5. Documentation Quality
Cases with a clean paper trail — signed PO, delivery proof, written acknowledgment of dues — move faster at every stage, because there's less for the other side (or the tribunal) to question.
A Closer Look at Each Method
Direct negotiation: If the client genuinely intends to pay and just needs structure, a written payment plan can resolve things within days to a couple of weeks. This is always worth attempting first since it costs nothing and loses you no time if it doesn't work.
Legal notice: A notice typically gives the debtor 15 days to respond, plus time to draft and serve it — so expect roughly 2-4 weeks before you know if it's working. A large share of cases settle at this stage simply because the client wants to avoid further escalation.
MSME Samadhaan: Conciliation, the first stage, usually plays out over a few sittings across 1-3 months. If that fails, the case typically goes to arbitration under the same Council, adding another few months. Total timeline if it goes the full distance: roughly 4-9 months — still considerably faster than civil court.
Lok Adalat: When both parties are willing to settle, Lok Adalat hearings can resolve a dispute in a single sitting. The catch is that it depends on the debtor's willingness to participate and settle, so it works best for cases where there's already some appetite to resolve things amicably.
Arbitration: Private arbitration generally takes 6-18 months depending on the complexity of the dispute and how cooperative both sides are with scheduling. It's slower than MSME Samadhaan or Lok Adalat, but still meaningfully faster than civil litigation, and the resulting award is enforceable.
Section 138 (bounced cheque): This route has defined statutory timelines for the notice and complaint stages, but the actual criminal trial process — given court backlogs — frequently takes well over a year, sometimes 2+ years, especially if the matter is contested or appealed.

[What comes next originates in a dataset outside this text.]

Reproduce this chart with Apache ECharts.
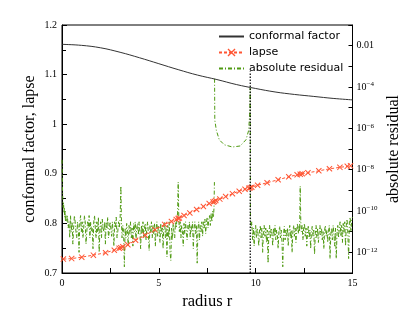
<!DOCTYPE html>
<html><head><meta charset="utf-8">
<script src="https://cdn.jsdelivr.net/npm/echarts@6/dist/echarts.min.js"></script>
<style>html,body{margin:0;padding:0;background:#fff}#c{width:415px;height:311px}</style>
</head><body><div id="c"></div>
<script>
// ---- data ----
const legendNames = ['conformal factor', 'lapse', 'absolute residual'];
const axisTitles = { x: 'radius r', left: 'conformal factor, lapse', right: 'absolute residual' };

const conformalR = [0,1,2,3,4,5,6,7,8,9,10,11,12,13,14,15];
const conformal  = [1.161,1.159,1.154,1.145,1.134,1.122,1.110,1.099,1.090,1.080,1.072,1.065,1.060,1.056,1.052,1.049];

const lapseR = [0.07,0.5,1.02,1.62,2.25,2.7,2.95,3.04,3.14,3.4,3.8,4.3,4.8,5.3,5.65,5.9,6.0,6.06,6.3,6.6,6.95,7.3,7.6,7.8,7.87,7.94,8.15,8.45,8.8,9.15,9.45,9.65,9.72,9.8,10.1,10.59,11.16,11.71,12.14,12.3,12.4,12.7,13.26,13.81,14.35,14.73,14.9];
const lapse  = [0.728,0.729,0.732,0.736,0.741,0.746,0.750,0.751,0.753,0.757,0.766,0.776,0.787,0.798,0.804,0.808,0.810,0.811,0.816,0.821,0.828,0.834,0.840,0.843,0.844,0.846,0.849,0.854,0.860,0.865,0.869,0.871,0.872,0.873,0.877,0.882,0.888,0.894,0.898,0.899,0.900,0.902,0.906,0.910,0.913,0.915,0.916];

const residual = [
[0,3e-8],[0.02,2e-9],[0.04,4e-10],[0.06,1.5e-10],[0.08,2.5e-10],[0.1,8e-11],[0.12,1.5e-10],[0.14,5e-11],[0.16,1e-10],[0.18,3e-11],[0.2,6e-11],
[0.24,3e-11],[0.28,6e-11],[0.32,1.5e-11],[0.36,3e-11],[0.4,5e-12],[0.44,6e-11],[0.48,1e-11],[0.52,3e-11],[0.56,2.5e-12],[0.6,1.5e-11],
[0.64,6e-11],[0.68,3e-11],[0.72,1e-11],[0.76,5e-12],[0.8,3e-11],[0.84,1.5e-11],[0.88,1e-12],[0.92,3e-11],[0.96,6e-11],[1.0,1e-11],
[1.04,3e-11],[1.08,5e-12],[1.12,1.5e-11],[1.16,6e-11],[1.2,3e-11],[1.24,2.5e-12],[1.28,1e-11],[1.32,3e-11],[1.36,1.5e-11],[1.4,6e-11],
[1.44,5e-12],[1.48,3e-11],[1.52,1e-11],[1.56,1.5e-11],[1.6,1.5e-12],[1.64,3e-11],[1.68,6e-11],[1.72,1.5e-11],[1.76,5e-12],[1.8,3e-11],
[1.84,1e-11],[1.88,5e-11],[1.92,1e-12],[1.96,1.5e-11],[2.0,3e-11],[2.04,5e-12],[2.08,4e-11],[2.12,1.5e-11],[2.16,1e-11],[2.2,3e-11],
[2.24,2.5e-12],[2.28,3e-11],[2.32,1.5e-11],[2.36,5e-11],[2.4,5e-12],[2.44,1e-11],[2.48,3e-11],[2.52,1.5e-11],[2.56,6e-12],[2.6,3e-11],
[2.64,1e-11],[2.68,2e-12],[2.72,3e-11],[2.76,1.5e-11],[2.8,5e-11],[2.84,5e-12],[2.88,1e-11],[2.92,3e-11],[2.96,1.5e-11],[3.0,4e-11],
[3.04,1.6e-9],[3.07,3e-11],[3.1,5e-12],[3.14,2e-11],[3.18,1e-11],[3.22,2e-13],[3.26,1.5e-11],[3.3,5e-12],[3.34,2.5e-11],[3.38,1e-11],
[3.42,2e-12],[3.46,2e-11],[3.5,8e-12],[3.54,3e-11],[3.58,5e-12],[3.62,1.5e-11],[3.66,2e-12],[3.7,2.5e-11],[3.74,1e-11],[3.78,3e-11],
[3.82,4e-12],[3.86,1.5e-11],[3.9,2.5e-11],[3.94,7e-12],[3.98,3e-11],[4.02,1e-11],[4.06,1.5e-12],[4.1,2e-11],[4.14,8e-12],[4.18,3e-11],
[4.22,5e-12],[4.26,1.5e-11],[4.3,2.5e-11],[4.34,4e-12],[4.38,1.5e-11],[4.42,3e-11],[4.46,8e-12],[4.5,1.2e-12],[4.54,2e-11],[4.58,1e-11],
[4.62,3e-11],[4.66,5e-12],[4.7,2e-11],[4.74,8e-12],[4.78,2.5e-11],[4.82,2e-12],[4.86,1.5e-11],[4.9,3e-11],[4.94,6e-12],[4.98,2e-11],
[5.02,1e-11],[5.06,3e-12],[5.1,2.5e-11],[5.14,8e-12],[5.18,1.5e-11],[5.22,1.5e-12],[5.26,2e-11],[5.3,3e-11],[5.34,5e-12],[5.38,1.5e-11],
[5.42,6e-13],[5.46,2e-11],[5.5,5e-12],[5.54,3e-11],[5.58,1e-12],[5.62,4e-13],[5.66,1.5e-11],[5.7,4e-12],[5.74,2.5e-11],[5.78,1e-11],
[5.82,5e-12],[5.86,3e-11],[5.9,1.5e-11],[5.94,5e-11],[5.97,8e-11],[6.0,2.5e-9],[6.03,5e-11],[6.06,1e-11],[6.1,3e-11],[6.14,5e-12],
[6.18,2e-11],[6.22,1e-11],[6.26,2e-12],[6.3,2.5e-11],[6.34,8e-12],[6.38,3e-11],[6.42,1e-11],[6.46,4e-12],[6.5,2e-11],[6.54,1.2e-11],
[6.58,3e-11],[6.62,5e-12],[6.66,2e-11],[6.7,1e-11],[6.74,3e-11],[6.78,1.5e-12],[6.82,1.5e-11],[6.86,3e-11],[6.9,8e-12],[6.94,2e-11],
[6.98,3e-13],[7.02,1.5e-11],[7.06,3e-11],[7.1,4e-12],[7.14,2e-11],[7.18,1e-11],[7.22,3e-11],[7.26,6e-12],[7.3,3e-11],[7.34,1.5e-11],
[7.38,4e-11],[7.42,8e-12],[7.46,3e-11],[7.5,5e-11],[7.54,1.5e-11],[7.58,4e-11],[7.62,6e-11],[7.66,2e-11],[7.7,8e-11],[7.74,3e-11],
[7.78,1e-10],[7.82,5e-11],[7.85,1.5e-10],[7.87,2.5e-9],[7.875,'-'],
[7.878,2.5e-4],[7.89,2.5e-6],[7.97,8e-7],[8.12,2.8e-7],[8.38,1.6e-7],[8.8,1.25e-7],[9.2,1.4e-7],[9.5,2.8e-7],[9.64,8e-7],[9.7,7e-6],[9.72,9e-5],
[9.73,6e-11],[9.76,1.5e-11],[9.8,3e-11],[9.84,4e-12],[9.88,1.5e-11],[9.92,2e-12],[9.96,1e-11],[10.0,2e-11],[10.04,5e-12],[10.08,1.5e-11],
[10.12,8e-12],[10.16,2e-12],[10.2,1.2e-11],[10.24,2e-11],[10.28,5e-12],[10.32,1.5e-11],[10.36,1e-12],[10.4,1e-11],[10.44,2e-11],[10.48,6e-12],
[10.52,1.5e-11],[10.56,3e-12],[10.6,1.2e-11],[10.64,3e-13],[10.68,8e-12],[10.72,2e-11],[10.76,5e-12],[10.8,1.5e-11],[10.84,8e-12],[10.88,2e-12],
[10.92,1.5e-11],[10.96,6e-12],[11.0,2e-11],[11.04,4e-12],[11.08,1.2e-11],[11.12,7e-12],[11.16,1.5e-12],[11.2,1e-11],[11.24,1.8e-11],[11.28,5e-12],
[11.32,1.2e-11],[11.36,3e-12],[11.4,2e-13],[11.44,8e-12],[11.48,1.8e-11],[11.52,4e-12],[11.56,1.2e-11],[11.6,6e-12],[11.64,1.5e-11],[11.68,2e-12],
[11.72,1e-11],[11.76,2e-11],[11.8,5e-12],[11.84,1.2e-11],[11.88,1e-12],[11.92,1e-11],[11.96,2e-11],[12.0,6e-12],[12.04,1.5e-11],[12.08,3e-12],
[12.12,1.2e-11],[12.16,2.5e-11],[12.2,8e-12],[12.24,2e-11],[12.27,1e-11],[12.3,1.6e-9],[12.33,3e-11],[12.36,1e-11],[12.4,2e-11],[12.44,4e-12],
[12.48,1.5e-11],[12.52,2.5e-11],[12.56,6e-12],[12.6,1.5e-11],[12.64,2e-12],[12.68,1e-11],[12.72,2e-11],[12.76,5e-12],[12.8,1.2e-11],[12.84,1.5e-12],
[12.88,1e-11],[12.92,1.8e-11],[12.96,6e-12],[13.0,1.2e-11],[13.04,8e-13],[13.08,8e-12],[13.12,2e-11],[13.16,5e-12],[13.2,1.5e-11],[13.24,3e-12],
[13.28,1e-11],[13.32,2e-11],[13.36,7e-12],[13.4,1.5e-11],[13.44,4e-12],[13.48,1e-11],[13.52,1.5e-12],[13.56,1.2e-11],[13.6,2e-11],[13.64,6e-12],
[13.68,1.2e-11],[13.72,3e-12],[13.76,1e-11],[13.8,2e-11],[13.84,5e-13],[13.88,8e-12],[13.92,1.5e-11],[13.96,4e-12],[14.0,2e-11],[14.04,8e-12],
[14.08,2e-12],[14.12,1.5e-11],[14.16,5e-13],[14.2,8e-12],[14.24,2e-11],[14.28,5e-12],[14.32,1.5e-11],[14.36,3e-11],[14.4,6e-12],[14.44,2e-11],
[14.48,3e-12],[14.52,2.5e-11],[14.56,1e-11],[14.6,3e-11],[14.64,2e-12],[14.68,2e-11],[14.72,4e-11],[14.76,8e-12],[14.8,5e-13],[14.84,3e-11],
[14.88,5e-11],[14.92,1e-11],[14.96,4e-11],[15.0,5e-11]
];

const dottedR = 9.72;
const dottedRange = [0.7, 1.106];

const xTickValues = [0, 5, 10, 15];
const leftTickValues = [0.7, 0.8, 0.9, 1, 1.1, 1.2];
const rightTickExponents = [-2, -4, -6, -8, -10, -12];

// ---- chart ----
const serif = 'Liberation Serif';
const red = '#ff5533';
const green = '#4f9a12';
const clear = 'rgba(0,0,0,0)';
const crossPath = 'path://M0,1.2L1.2,0L10,8.8L8.8,10Z M8.8,0L10,1.2L1.2,10L0,8.8Z';

const chart = echarts.init(document.getElementById('c'), null, { renderer: 'canvas' });
chart.setOption({
  animation: false,
  backgroundColor: '#fff',
  grid: { left: 62, right: 62.5, top: 25, bottom: 38, containLabel: false, outerBoundsMode: 'none',
    show: true, borderColor: '#000', borderWidth: 1, backgroundColor: 'transparent' },
  legend: {
    data: legendNames, orient: 'vertical', left: 213, top: 25, padding: 5,
    itemWidth: 25, itemHeight: 10, itemGap: 3, selectedMode: false,
    textStyle: { fontFamily: 'DejaVu Sans', fontSize: 11, color: '#000', lineHeight: 13 }
  },
  xAxis: {
    type: 'value', min: 0, max: 15, interval: 5,
    name: axisTitles.x, nameLocation: 'middle', nameGap: 20, nameMoveOverlap: false,
    nameTextStyle: { fontFamily: serif, fontSize: 16.5, color: '#000' },
    axisLine: { onZero: false, lineStyle: { color: '#000', width: 1 } },
    axisTick: { inside: true, length: 5, lineStyle: { color: '#000' } },
    minorTick: { show: true, splitNumber: 2, length: 5, lineStyle: { color: '#000' } },
    axisLabel: { fontFamily: serif, fontSize: 10, color: '#000', margin: 5,
      formatter: v => (xTickValues.includes(v) ? String(v) : '') },
    splitLine: { show: false }
  },
  yAxis: [{
    type: 'value', min: 0.7, max: 1.2, interval: 0.1, position: 'left',
    name: axisTitles.left, nameLocation: 'middle', nameGap: 24, nameRotate: 90, nameMoveOverlap: false,
    nameTextStyle: { fontFamily: serif, fontSize: 16, color: '#000' },
    axisLine: { lineStyle: { color: '#000', width: 1 } },
    axisTick: { inside: true, length: 5, lineStyle: { color: '#000' } },
    minorTick: { show: true, splitNumber: 2, length: 4, lineStyle: { color: '#000' } },
    axisLabel: { fontFamily: serif, fontSize: 10, color: '#000', margin: 5,
      formatter: v => { const r = Math.round(v * 10) / 10; return leftTickValues.includes(r) ? String(r) : ''; } },
    splitLine: { show: false }
  }, {
    type: 'log', logBase: 10, min: 1e-13, max: 1e-1, interval: 1, position: 'right',
    name: axisTitles.right, nameLocation: 'middle', nameGap: 33, nameRotate: 90, nameMoveOverlap: false,
    nameTextStyle: { fontFamily: serif, fontSize: 16, color: '#000' },
    axisLine: { lineStyle: { color: '#000', width: 1 } },
    axisTick: { inside: true, length: 4, lineStyle: { color: '#000' } },
    axisLabel: { fontFamily: serif, fontSize: 10, color: '#000', margin: 4,
      formatter: v => {
        const e = Math.round(Math.log10(v));
        if (!rightTickExponents.includes(e)) return '';
        if (e === -2) return '0.01';
        return '10{s|\u2212' + (-e) + '}';
      },
      rich: { s: { fontFamily: serif, fontSize: 7, color: '#000', verticalAlign: 'bottom', padding: [0, 0, 5, 0] } }
    },
    splitLine: { show: false }
  }],
  series: [
    {
      name: legendNames[2], type: 'line', yAxisIndex: 1,
      data: residual, showSymbol: false, symbol: 'circle', connectNulls: false,
      lineStyle: { color: green, width: 1, type: [4, 2, 1, 2] }, itemStyle: { color: clear, borderWidth: 0 }, z: 2
    },
    {
      name: legendNames[0], type: 'line', yAxisIndex: 0,
      data: conformalR.map((r, i) => [r, conformal[i]]), showSymbol: false, symbol: 'circle', smooth: 0.4,
      lineStyle: { color: '#333', width: 1 }, itemStyle: { color: clear, borderWidth: 0 }, z: 3
    },
    {
      name: legendNames[1], type: 'line', yAxisIndex: 0,
      data: lapseR.map((r, i) => [r, lapse[i]]), symbol: crossPath, symbolSize: 6, showAllSymbol: true,
      lineStyle: { color: red, width: 1, type: [3, 2] }, itemStyle: { color: red }, z: 4
    },
    {
      type: 'line', yAxisIndex: 0, silent: true,
      data: [[dottedR, dottedRange[0]], [dottedR, dottedRange[1]]], symbol: 'none',
      lineStyle: { color: '#000', width: 1.2, type: [1.5, 1.5] }, z: 5
    }
  ]
});
</script>
</body></html>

Civil recovery suit: Commercial Courts were created specifically to speed up high-value commercial disputes, with mandatory pre-litigation mediation and tighter procedural timelines than regular civil courts. Even so, most contested suits realistically take 1-3 years to reach a decree, and longer if either party appeals.
IBC Section 9 (insolvency): For corporate debts of ₹1 crore or more, filing for insolvency doesn't just open a legal timeline — it creates immediate reputational and operational pressure on the debtor, which often produces a settlement well before the tribunal even rules. If it does proceed, admission typically takes a few months, though the full resolution process can run longer.
How to Actually Speed Things Up
- Act within the first 30-60 days of default rather than waiting — the earlier you escalate, the more options stay fast
- Send the legal notice early, even while still negotiating — it doesn't preclude a friendly resolution, but it starts the clock on formal pressure
- Choose the fastest forum that fits your situation (MSME Samadhaan or Lok Adalat over civil court, wherever eligible) rather than defaulting to litigation
- Keep documentation airtight from day one, so there's nothing to dispute procedurally at any stage
- Use professional recovery support to run notices, filings, and negotiation in parallel rather than sequentially — this alone often cuts months off total recovery time
Final Thoughts
There's no single answer to "how long will this take" — but there is a clear pattern: undisputed debts pursued early through the right forum get resolved in weeks to a few months, while contested or delayed cases pushed into civil court can stretch into years. The biggest lever you control isn't the law — it's how quickly and strategically you act after the first missed payment.